Just 10 months previous to his untimely passing, drummer extraordinare, Steve Reid, along with Kieren Hebden (aka Four Tet), and saxophonist Mats Gutsafsson, recorded Live At The South Bank. Reid was 65 years old. Smalltown Superjazzz released this document on 2xCD and 2xLP and Pitchfork took notice - with an 8.0 review ~
"Reid's story has never really been a tale of quitting. A teenager drummer in New York, he famously gigged with James Brown and the Vandellas before serving a two-year prison sentence for his Vietnam evasion. He returned to the kit upon release, eventually forming his own group (with at least one really great album to their name) and working with legends spread across several different forms -- R&B legend Dionne Warwick, astral jazz traveler Sun Ra and African icon, and iconoclast Fela Kuti. In 1986, he even added a touch of percussion to Miles Davis' Tutu. But for a player who was drumming with the stars by the time he was 16, much of the success and steady work that might've seemed logical for Reid mostly proved elusive. Through the 1990s and into the first half of the last decade, his output could be described, at best, as a trickle. But that all changed when, as legend has it, Hebden watched Gustafsson perform at the Oslo Jazz Festival in 2004. He decided he needed a drummer and, more importantly, a collaborative partner. After Hebden, Reid's trickle became something of a deluge."
"On South Bank -- the most vital and essential document of Reid and Hebden's five-year partnership -- it feels clear that, at least onstage, they were finally able to go the distance. The invocation 'Morning Prayer' opens slowly, circling in space with a meditative calm. For 17 minutes, the pair traces lines around the other's rhythm, Hebden's electronics and keys shaping a cradle for Reid's busy tom-and-cymbal patter, and vice versa...."

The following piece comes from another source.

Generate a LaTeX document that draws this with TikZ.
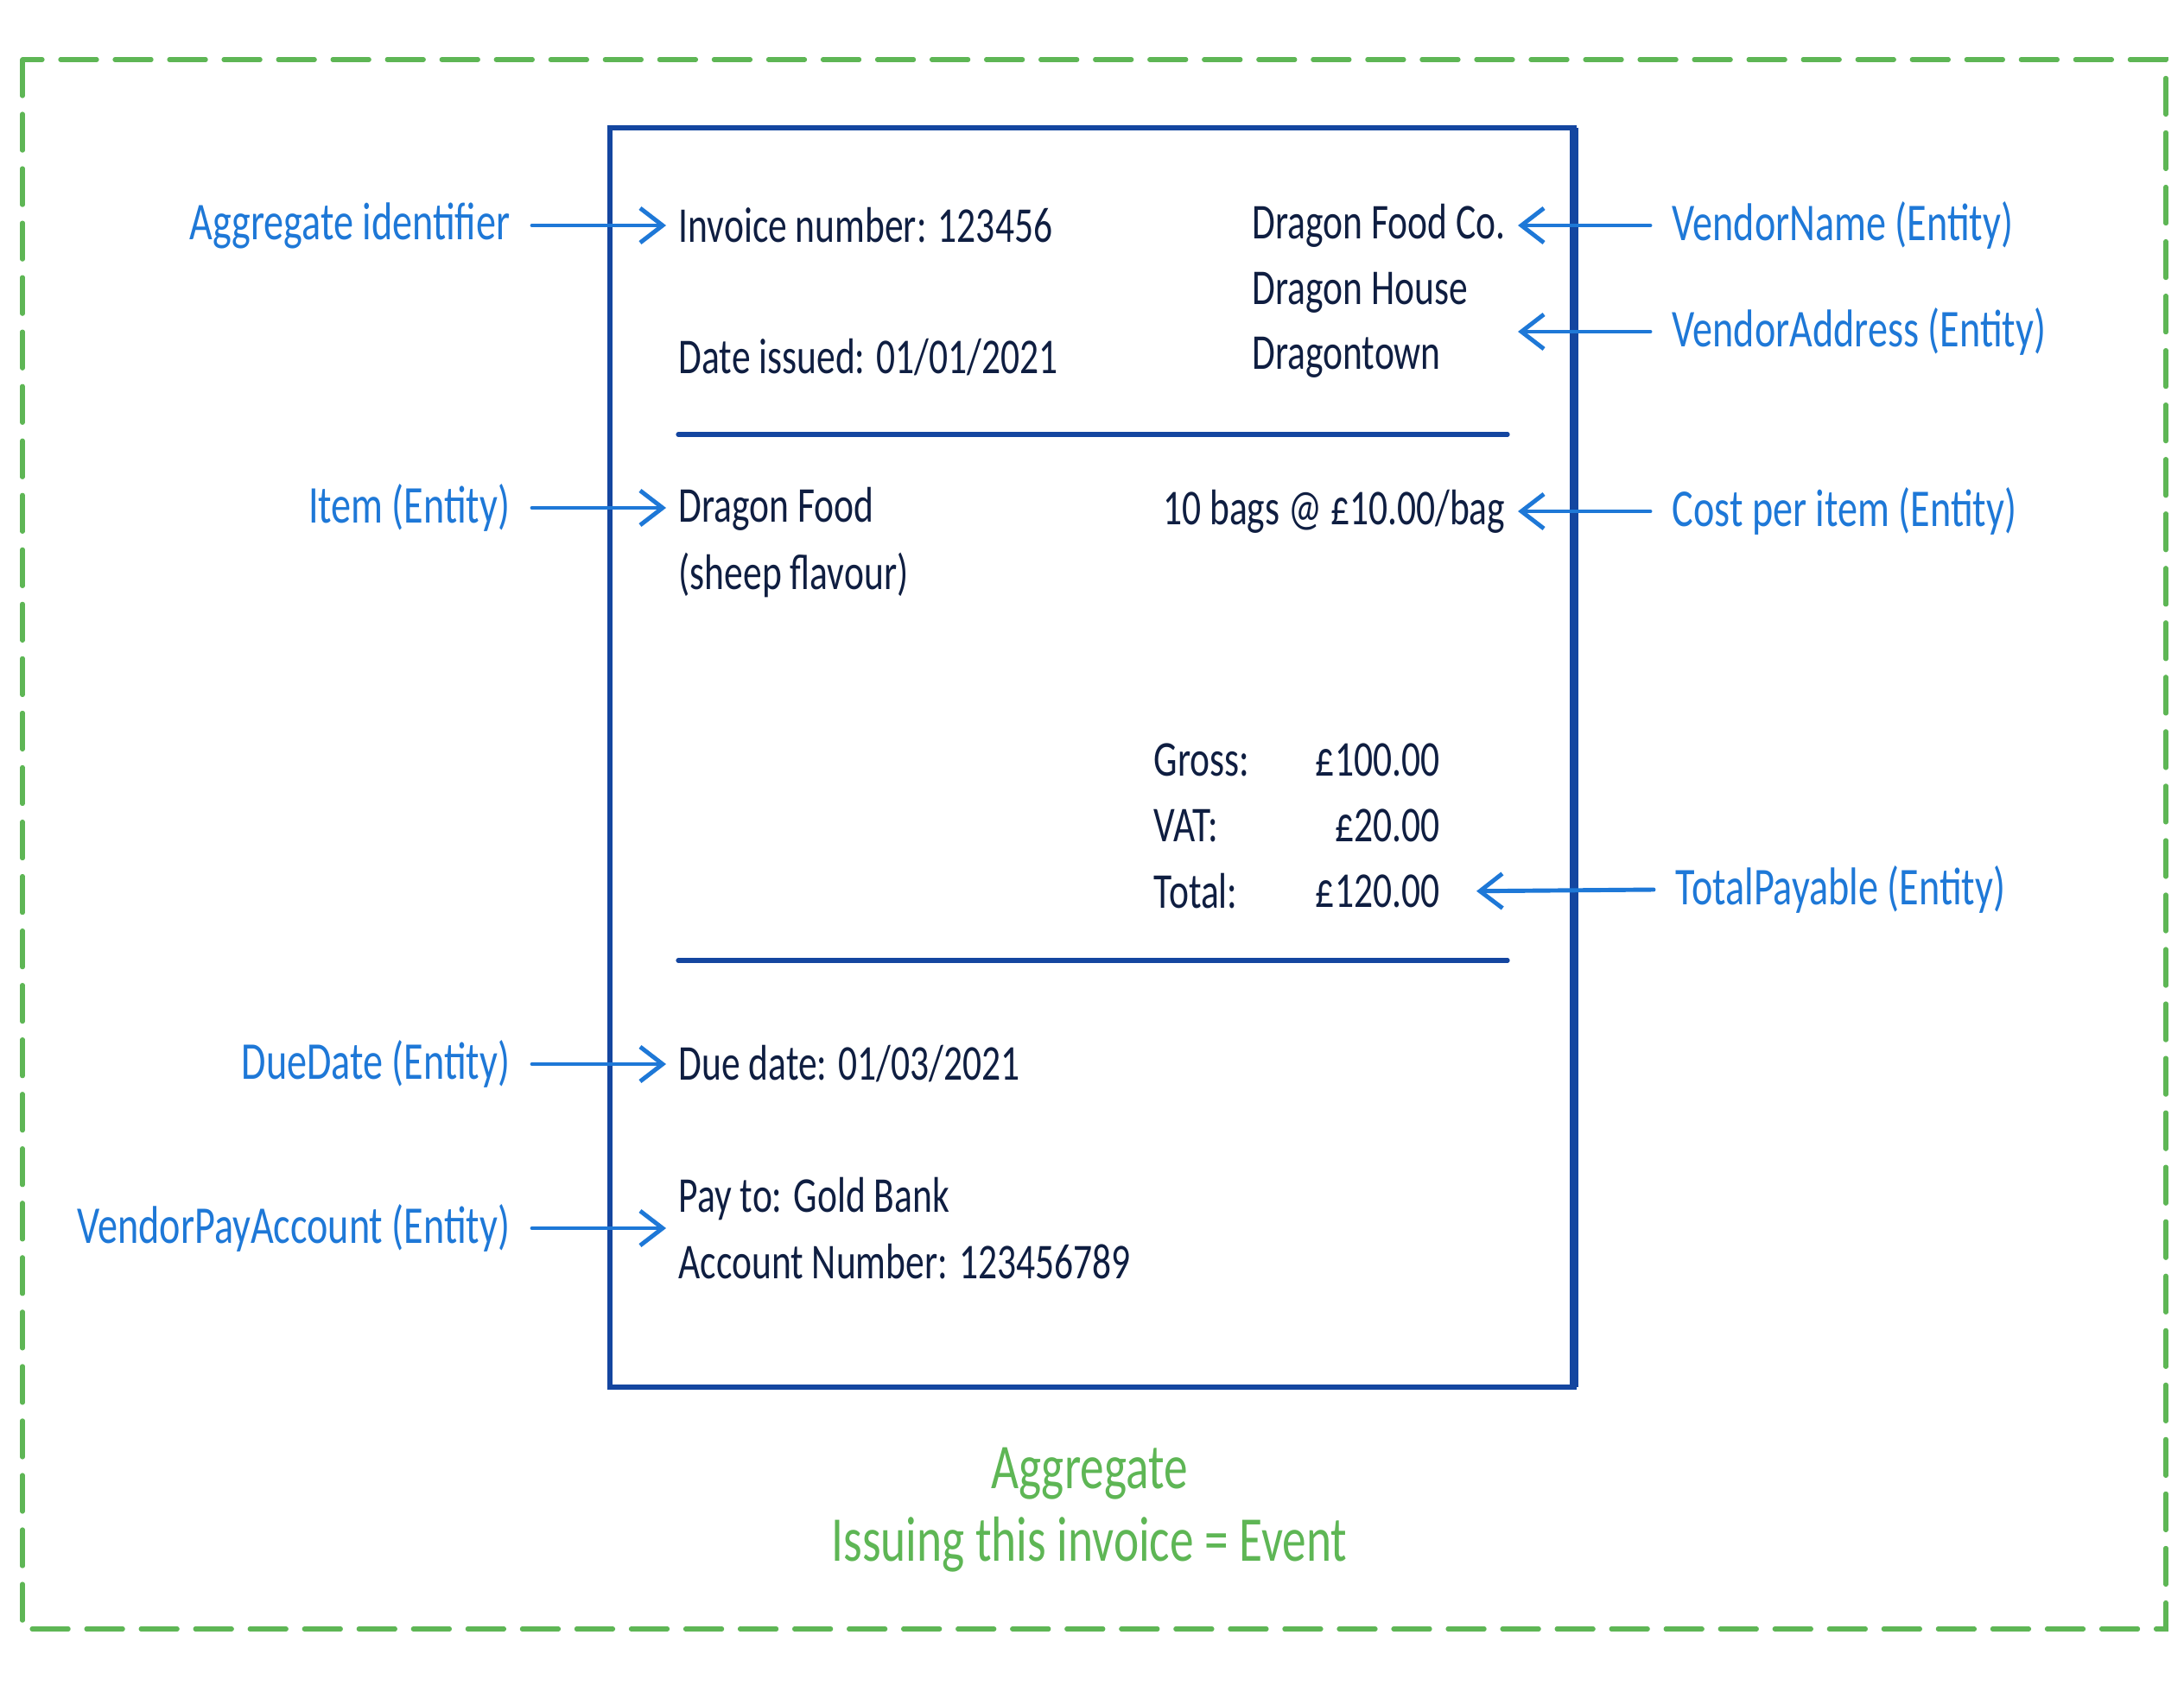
\documentclass[tikz,border=0pt]{standalone}
\usepackage{fontspec}
\setmainfont{Carlito}[FakeStretch=0.75]
\usetikzlibrary{arrows.meta,positioning,calc}

\definecolor{aggreen}{HTML}{5EB655}
\definecolor{entblue}{HTML}{1E78D7}
\definecolor{paperblue}{HTML}{1446A0}
\definecolor{inkblue}{HTML}{0F1E41}

\begin{document}
\begin{tikzpicture}[x=0.01cm, y=-0.01cm,
  font=\fontsize{16.5}{22}\selectfont,
  txt/.style={text=inkblue, inner xsep=0.14cm, inner ysep=0pt},
  lbl/.style={text=entblue, font=\fontsize{17.5}{22}\selectfont, inner xsep=0.25cm, inner ysep=0pt},
  sum/.style={text=aggreen, font=\fontsize{21}{24}\selectfont, align=center},
  arrow/.style={entblue, line width=1.4pt, line cap=round, -{Straight Barb[length=2.6mm,width=4mm,line width=1.4pt]}},
  rule/.style={paperblue, line width=1.5pt, line cap=round}
]
\useasboundingbox (0,0) rectangle (2528,1958);
% aggregate boundary
\draw[aggreen, line width=1.5pt, line cap=round, dash pattern=on 0.42cm off 0.21cm] (26,69) rectangle (2507,1886);
% the invoice sheet
\draw[paperblue, line width=1.8pt] (706,148) rectangle (1822,1606);
\draw[paperblue, line width=2.6pt] (1822,148) -- (1822,1606);
\draw[rule] (785,503) -- (1745,503);
\draw[rule] (785,1112) -- (1745,1112);

% invoice contents
\node[txt, anchor=west] (invno) at (771,261) {Invoice number: 123456};
\node[txt, anchor=west] (issued) at (771,414) {Date issued: 01/01/2021};
\node[txt, anchor=east] (vco) at (1757,261) {Dragon Food Co.};
\node[txt, anchor=west] (vhouse) at ($(vco.west)+(0,78)$) {Dragon House};
\node[txt, anchor=west] (vtown) at ($(vhouse.west)+(0,75)$) {Dragontown};
\node[txt, anchor=west, align=left] (food) at (771,628) {Dragon Food\\(sheep flavour)};
\node[txt, anchor=east] (bags) at (1757,592) {10 bags @ £10.00/bag};
\node[txt, anchor=west] (gross) at (1321,880) {Gross:};
\node[txt, anchor=west] (vat) at (1321,956) {VAT:};
\node[txt, anchor=west] (total) at (1321,1032) {Total:};
\node[txt, anchor=east] (grossval) at (1681,880) {£100.00};
\node[txt, anchor=east] (vatval) at (1681,956) {£20.00};
\node[txt, anchor=east] (totval) at (1681,1032) {£120.00};
\node[txt, anchor=west] (due) at (771,1232) {Due date: 01/03/2021};
\node[txt, anchor=west, align=left] (payto) at (771,1422) {Pay to: Gold Bank\\Account Number: 123456789};

% entity labels
\node[lbl, anchor=east] (aggid) at (616,261) {Aggregate identifier};
\node[lbl, anchor=east] (item) at (616,588) {Item (Entity)};
\node[lbl, anchor=east] (duelbl) at (616,1232) {DueDate (Entity)};
\node[lbl, anchor=east] (payacc) at (616,1422) {VendorPayAccount (Entity)};
\node[lbl, anchor=west] (vname) at (1910,261) {VendorName (Entity)};
\node[lbl, anchor=west] (vaddr) at (1910,384) {VendorAddress (Entity)};
\node[lbl, anchor=west] (costlbl) at (1910,592) {Cost per item (Entity)};
\node[lbl, anchor=west] (tpay) at (1914,1030) {TotalPayable (Entity)};

\draw[arrow] (aggid.east) -- (invno.west);
\draw[arrow] (item.east) -- (item.east -| food.west);
\draw[arrow] (duelbl.east) -- (due.west);
\draw[arrow] (payacc.east) -- (payto.west);
\draw[arrow] (vname.west) -- (vco.east);
\draw[arrow] (vaddr.west) -- (vaddr.west -| vco.east);
\draw[arrow] (costlbl.west) -- (bags.east);
\draw[arrow, shorten >=0.28cm] (tpay.west) -- (totval.east);

% aggregate caption
\node[sum] (aggnote) at (1261,1748) {Aggregate\\Issuing this invoice = Event};
\end{tikzpicture}
\end{document}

"...he's forcing the rest of the squad to twist one of the most memorable melodies of his work with Hebden into unrecognizable patterns. He jumps from cymbals to kick drum, from toms to cymbals. Gustafsson broods, and Hebden wraps the theme in a fuselage of noise. They distend what seems like the end, stretching the coda into a slow exhalation. But as everyone else starts to fade, Reid remains, pounding his drums a little harder than you might expect after these nearly 90 bustling minutes, like he wants to keep going."